Inflammation is marked by extensive granulocyte extravasation from the blood into tissues at a site of infection or immunologic challenge. Adhesion molecules and their complementary ligands on granulocytes and on the blood vessel wall endothelium control the extent and identity of granulocytes entering the tissue at a site of injury or insult. E- selectin, which is expressed on activated endothelial cells, is a member of the selectin adhesion protein family which mediates cell-cell adhesion events early in this immune response by binding to cell surface glycoconjugates. The identification of normal human granulocyte glycoconjugates responsible for E-selectin-mediated cell adhesion will be important to our understanding of inflammation in its many guises, and may offer novel avenues for inflammation control. Although carbohydrate structures which bind to selectins have been identified, the natural ligands for E-selectin on normal human granulocytes have yet to be fully elucidated. The principal investigators have obtained data indicating that one or more glycosphingolipids on normal human neutrophils and eosinophils act as E-selectin ligands.

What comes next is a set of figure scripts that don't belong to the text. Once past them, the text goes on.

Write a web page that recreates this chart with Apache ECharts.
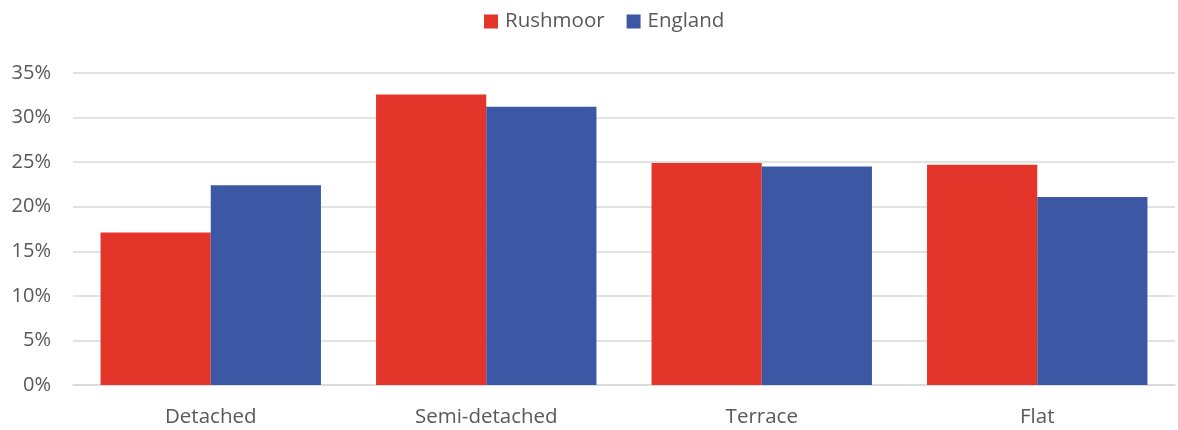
<!DOCTYPE html>
<html>
<head>
<meta charset="utf-8">
<script src="https://cdn.jsdelivr.net/npm/echarts@6/dist/echarts.min.js"></script>
<style>
  html, body { margin: 0; padding: 0; background: #fff; }
  #chart { width: 1178px; height: 430px; }
</style>
</head>
<body>
<div id="chart"></div>
<script>
// house types
const categories = ['Detached', 'Semi-detached', 'Terrace', 'Flat']
const rushmoor = [17.1, 32.6, 24.9, 24.7]
const england = [22.4, 31.2, 24.5, 21.1]
const yTicks = [0, 5, 10, 15, 20, 25, 30, 35]

const chart = echarts.init(document.getElementById('chart'))
const labelColor = '#595959'
const font = '"Open Sans", Lato, sans-serif'

chart.setOption({
  animation: false,
  textStyle: { fontFamily: font },
  legend: {
    top: 6,
    left: 479,
    itemWidth: 14,
    itemHeight: 14,
    itemGap: 22,
    icon: 'rect',
    textStyle: { fontSize: 20.5, color: labelColor, fontFamily: font, padding: [0, 0, 0, 2] },
    data: ['Rushmoor', 'England']
  },
  grid: { left: 73, right: 3, top: 73, bottom: 45, containLabel: false },
  xAxis: {
    type: 'category',
    data: categories,
    axisTick: { show: false },
    axisLine: { lineStyle: { color: '#d9d9d9', width: 1.5 } },
    axisLabel: { fontSize: 20.5, color: labelColor, margin: 22, fontFamily: font }
  },
  yAxis: {
    type: 'value',
    min: yTicks[0],
    max: yTicks[yTicks.length - 1],
    interval: 5,
    axisLine: { show: false },
    axisTick: { show: false },
    splitLine: { lineStyle: { color: '#d9d9d9', width: 1.5 } },
    axisLabel: { fontSize: 20, color: labelColor, margin: 22, formatter: v => v + '%', fontFamily: font }
  },
  series: [
    {
      name: 'Rushmoor',
      type: 'bar',
      data: rushmoor,
      barGap: '0%',
      barCategoryGap: '20%',
      itemStyle: { color: '#e3352a' }
    },
    {
      name: 'England',
      type: 'bar',
      data: england,
      itemStyle: { color: '#3c57a3' }
    }
  ]
})
</script>
</body>
</html>
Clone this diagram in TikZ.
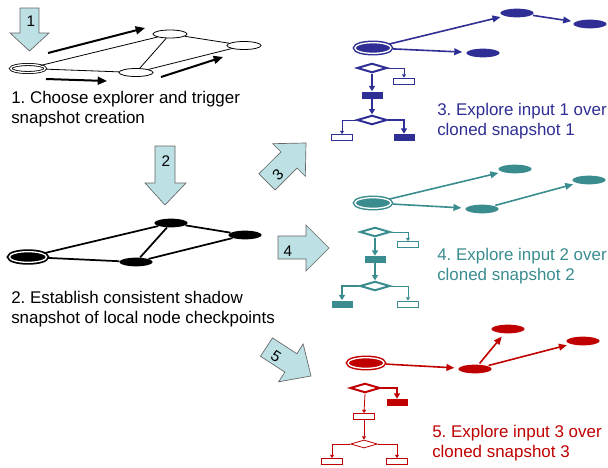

The current application proposes to combine proven expertise in granulocyte cell adhesion, flow cytometry, and glycosphingolipid glycobiology to identify and characterize normal human granulocyte glycosphingolipid ligands for E-selectin, and to evaluate their role(s) in granulocyte function.
Aim 1 will directly test the hypothesis that glycosphingolipids constitute major ligands for E-selectin on intact human neutrophils and eosinophils using in vitro cell adhesion assays in conjunction with highly specific enzymes, antibodies, and glycoconjugate biosynthesis inhibitors.
Aim 2 will use techniques for glycosphingolipid isolation, resolution and functional analysis to identify and isolate glycosphingolipid(s) from normal human neutrophils and eosinophils capable of specific binding to E- selectin.
Aim 3 will use microanalytical techniques, antibodies, and specific enzymes, to determine the structure of glycosphingolipid ligand(s) identified and isolated in Aim 2.
Aim 4 will test the glycosphingolipids on intact cells and individual glycosphingolipids purified and characterized in Aims 2 and 3 for their role(s) in granulocyte cell adhesion under static conditions and physiological flow. The knowledge gained from these studies may be applicable to the design of improved anti-inflammatory drugs, to understanding certain immune dysfunctions, and may provide insight into the physiological roles of glycosphingolipids.